### Request
Reproduce exactly, with no pictures, each line from the opening of the material down through the line containing "from matplotlib.transforms import".
◇ ◇ ◇ ◇ ◇ ◇ ◇
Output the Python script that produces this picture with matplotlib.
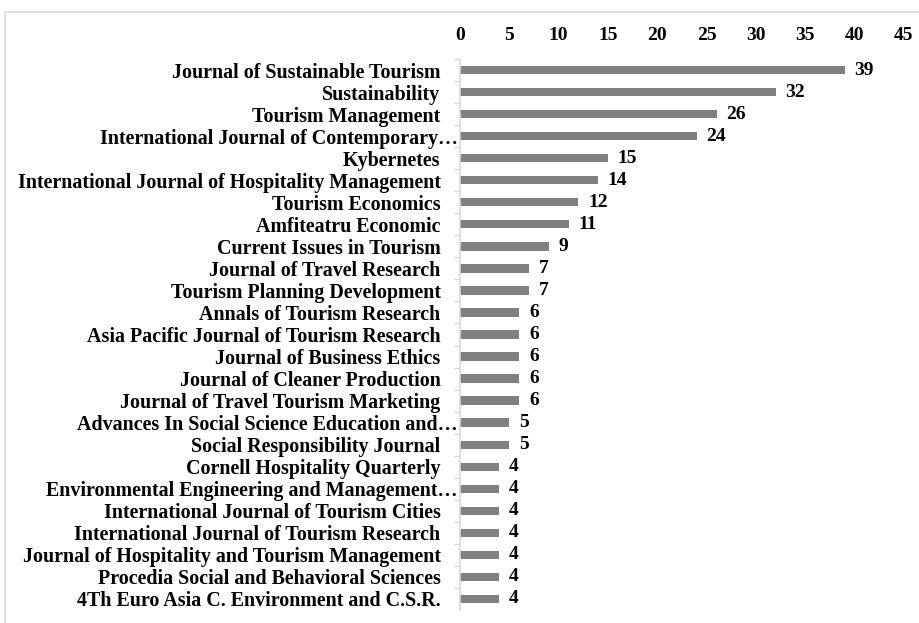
import matplotlib
matplotlib.use("Agg")
import matplotlib.pyplot as plt
from matplotlib.patches import Rectangle
from matplotlib.transforms import ScaledTranslation

journals = [
    "Journal of Sustainable Tourism",
    "Sustainability",
    "Tourism Management",
    "International Journal of Contemporary\u2026",
    "Kybernetes",
    "International Journal of Hospitality Management",
    "Tourism Economics",
    "Amfiteatru Economic",
    "Current Issues in Tourism",
    "Journal of Travel Research",
    "Tourism Planning Development",
    "Annals of Tourism Research",
    "Asia Pacific Journal of Tourism Research",
    "Journal of Business Ethics",
    "Journal of Cleaner Production",
    "Journal of Travel Tourism Marketing",
    "Advances In Social Science Education and\u2026",
    "Social Responsibility Journal",
    "Cornell Hospitality Quarterly",
    "Environmental Engineering and Management\u2026",
    "International Journal of Tourism Cities",
    "International Journal of Tourism Research",
    "Journal of Hospitality and Tourism Management",
    "Procedia Social and Behavioral Sciences",
    "4Th Euro Asia C. Environment and C.S.R.",
]
counts = [39, 32, 26, 24, 15, 14, 12, 11, 9, 7, 7, 6, 6, 6, 6, 6, 5, 5, 4, 4, 4, 4, 4, 4, 4]
xticks = [0, 5, 10, 15, 20, 25, 30, 35, 40, 45]

W, H = 920, 623
fig = plt.figure(figsize=(W / 100, H / 100), dpi=100)
fig.patch.set_facecolor("white")

# chart-area border (Excel style), running off the right and bottom edges
fig.patches.append(Rectangle((5 / W, -0.1), 1.2, 1.1 - 12 / H,
                             transform=fig.transFigure, fill=False,
                             edgecolor="#d9d9d9", linewidth=1.2))

ax = fig.add_axes([460 / W, 1 - 610 / H, 444 / W, 551 / H])
font = "Liberation Serif"

ypos = list(range(len(journals)))
ax.barh(ypos, counts, height=0.38, color="#808080")
ax.set_ylim(len(journals) - 0.5, -0.5)
ax.set_xlim(0, 45)

ax.xaxis.tick_top()
ax.set_xticks(xticks)
ax.set_xticklabels([str(t) for t in xticks], fontfamily=font,
                   fontweight="bold", fontsize=14)
ax.tick_params(axis="x", length=0, pad=11)

ax.set_yticks(ypos)
ax.set_yticklabels(journals, fontfamily=font, fontweight="bold", fontsize=14.4)
ax.tick_params(axis="y", length=0, pad=14)
ax.set_yticks([y + 0.5 for y in ypos[:-1]] + [-0.5], minor=True)
ax.tick_params(axis="y", which="minor", length=4, color="#d9d9d9", width=1)

for lbl in ax.get_yticklabels():
    if lbl.get_text().endswith("\u2026"):
        lbl.set_transform(lbl.get_transform() +
                          ScaledTranslation(17 / 100, 0, fig.dpi_scale_trans))

for s in ["top", "right", "bottom"]:
    ax.spines[s].set_visible(False)
ax.spines["left"].set_color("#d9d9d9")
ax.spines["left"].set_linewidth(1.2)

for y, v in zip(ypos, counts):
    ax.annotate(str(v), (v, y), xytext=(7, 0), textcoords="offset points",
                va="center", ha="left", fontfamily=font, fontweight="bold",
                fontsize=14)

fig.savefig("out.png", dpi=100, facecolor="white")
◇ ◇ ◇ ◇ ◇ ◇ ◇
### Written solution
Output the Python script that produces this picture with matplotlib.
import matplotlib
matplotlib.use("Agg")
import matplotlib.pyplot as plt
from matplotlib.patches import Rectangle
from matplotlib.transforms import ScaledTranslation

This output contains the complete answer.